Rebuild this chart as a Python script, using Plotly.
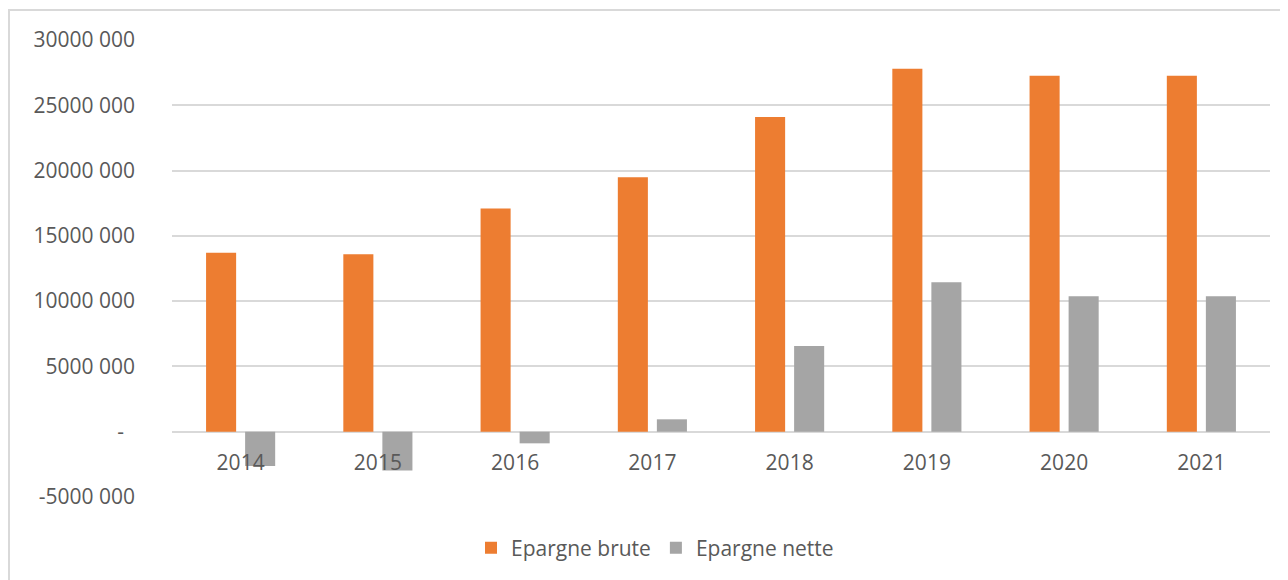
import plotly.graph_objects as go

years = ["2014", "2015", "2016", "2017", "2018", "2019", "2020", "2021"]
epargne_brute = [13710000, 13600000, 17100000, 19480000, 24100000, 27800000, 27270000, 27270000]
epargne_nette = [-2630000, -2970000, -890000, 950000, 6560000, 11450000, 10380000, 10380000]

y_min, y_max, y_step = -5000000, 30000000, 5000000
tick_vals = list(range(y_min, y_max + 1, y_step))


def fmt(v):
    if v == 0:
        return "-\u00a0\u00a0"
    s = str(abs(v))
    txt = s[:-3] + " " + s[-3:]
    return ("-" if v < 0 else "") + txt


tick_text = [fmt(v) for v in tick_vals]

orange = "#ED7D31"
grey = "#A5A5A5"
text_col = "#595959"
grid_col = "#D9D9D9"
FONT = "Open Sans"

fig = go.Figure()
fig.add_trace(go.Bar(name="Epargne brute", x=years, y=epargne_brute,
                     marker=dict(color=orange, line=dict(width=0))))
fig.add_trace(go.Bar(name="Epargne nette", x=years, y=epargne_nette,
                     marker=dict(color=grey, line=dict(width=0))))

# the page body adds an 8px offset; layout is expressed in figure pixels
W, H = 1288, 580
ml, mt = 164, 32
pw, ph = 1098, 457
mr, mb = W - ml - pw, H - mt - ph

fig.update_layout(
    width=W, height=H,
    margin=dict(l=ml, r=mr, t=mt, b=mb, pad=0),
    paper_bgcolor="white", plot_bgcolor="white",
    barmode="group", bargap=0.431, bargroupgap=0.23,
    font=dict(family=FONT, color=text_col, size=21),
    showlegend=True,
    legend=dict(orientation="h", x=(647 - ml) / pw, xanchor="center",
                y=-(540 - (mt + ph)) / ph, yanchor="middle",
                font=dict(size=21, color=text_col, family=FONT),
                itemwidth=30, traceorder="normal", bgcolor="rgba(0,0,0,0)"),
    xaxis=dict(
        type="category", showgrid=False, zeroline=False, showline=False,
        anchor="free", position=(0 - y_min) / (y_max - y_min),
        ticks="outside", ticklen=12, tickcolor="rgba(0,0,0,0)",
        tickfont=dict(size=21, color=text_col, family=FONT),
    ),
    yaxis=dict(
        range=[y_min, y_max], tickvals=tick_vals, ticktext=tick_text,
        showgrid=True, gridcolor=grid_col, gridwidth=1.5,
        zeroline=True, zerolinecolor=grid_col, zerolinewidth=1.5,
        showline=False, ticks="", ticklabelstandoff=36,
        tickfont=dict(size=21, color=text_col, family=FONT),
    ),
    shapes=[dict(type="rect", xref="paper", yref="paper",
                 x0=(1 - ml) / pw, x1=(W + 10 - ml) / pw,
                 y0=-(H + 10 - (mt + ph)) / ph, y1=1 + (mt - 2) / ph,
                 line=dict(color=grid_col, width=2), fillcolor="rgba(0,0,0,0)",
                 layer="below")],
)

fig.write_html("out.html")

::::::::::

What the exercise asks =>
Quote the listing above in full, except for the pictures.

Exercise output =>
Rebuild this chart as a Python script, using Plotly.
import plotly.graph_objects as go

years = ["2014", "2015", "2016", "2017", "2018", "2019", "2020", "2021"]
epargne_brute = [13710000, 13600000, 17100000, 19480000, 24100000, 27800000, 27270000, 27270000]
epargne_nette = [-2630000, -2970000, -890000, 950000, 6560000, 11450000, 10380000, 10380000]

y_min, y_max, y_step = -5000000, 30000000, 5000000
tick_vals = list(range(y_min, y_max + 1, y_step))


def fmt(v):
    if v == 0:
        return "-\u00a0\u00a0"
    s = str(abs(v))
    txt = s[:-3] + " " + s[-3:]
    return ("-" if v < 0 else "") + txt


tick_text = [fmt(v) for v in tick_vals]

orange = "#ED7D31"
grey = "#A5A5A5"
text_col = "#595959"
grid_col = "#D9D9D9"
FONT = "Open Sans"

fig = go.Figure()
fig.add_trace(go.Bar(name="Epargne brute", x=years, y=epargne_brute,
                     marker=dict(color=orange, line=dict(width=0))))
fig.add_trace(go.Bar(name="Epargne nette", x=years, y=epargne_nette,
                     marker=dict(color=grey, line=dict(width=0))))

# the page body adds an 8px offset; layout is expressed in figure pixels
W, H = 1288, 580
ml, mt = 164, 32
pw, ph = 1098, 457
mr, mb = W - ml - pw, H - mt - ph

fig.update_layout(
    width=W, height=H,
    margin=dict(l=ml, r=mr, t=mt, b=mb, pad=0),
    paper_bgcolor="white", plot_bgcolor="white",
    barmode="group", bargap=0.431, bargroupgap=0.23,
    font=dict(family=FONT, color=text_col, size=21),
    showlegend=True,
    legend=dict(orientation="h", x=(647 - ml) / pw, xanchor="center",
                y=-(540 - (mt + ph)) / ph, yanchor="middle",
                font=dict(size=21, color=text_col, family=FONT),
                itemwidth=30, traceorder="normal", bgcolor="rgba(0,0,0,0)"),
    xaxis=dict(
        type="category", showgrid=False, zeroline=False, showline=False,
        anchor="free", position=(0 - y_min) / (y_max - y_min),
        ticks="outside", ticklen=12, tickcolor="rgba(0,0,0,0)",
        tickfont=dict(size=21, color=text_col, family=FONT),
    ),
    yaxis=dict(
        range=[y_min, y_max], tickvals=tick_vals, ticktext=tick_text,
        showgrid=True, gridcolor=grid_col, gridwidth=1.5,
        zeroline=True, zerolinecolor=grid_col, zerolinewidth=1.5,
        showline=False, ticks="", ticklabelstandoff=36,
        tickfont=dict(size=21, color=text_col, family=FONT),
    ),
    shapes=[dict(type="rect", xref="paper", yref="paper",
                 x0=(1 - ml) / pw, x1=(W + 10 - ml) / pw,
                 y0=-(H + 10 - (mt + ph)) / ph, y1=1 + (mt - 2) / ph,
                 line=dict(color=grid_col, width=2), fillcolor="rgba(0,0,0,0)",
                 layer="below")],
)

fig.write_html("out.html")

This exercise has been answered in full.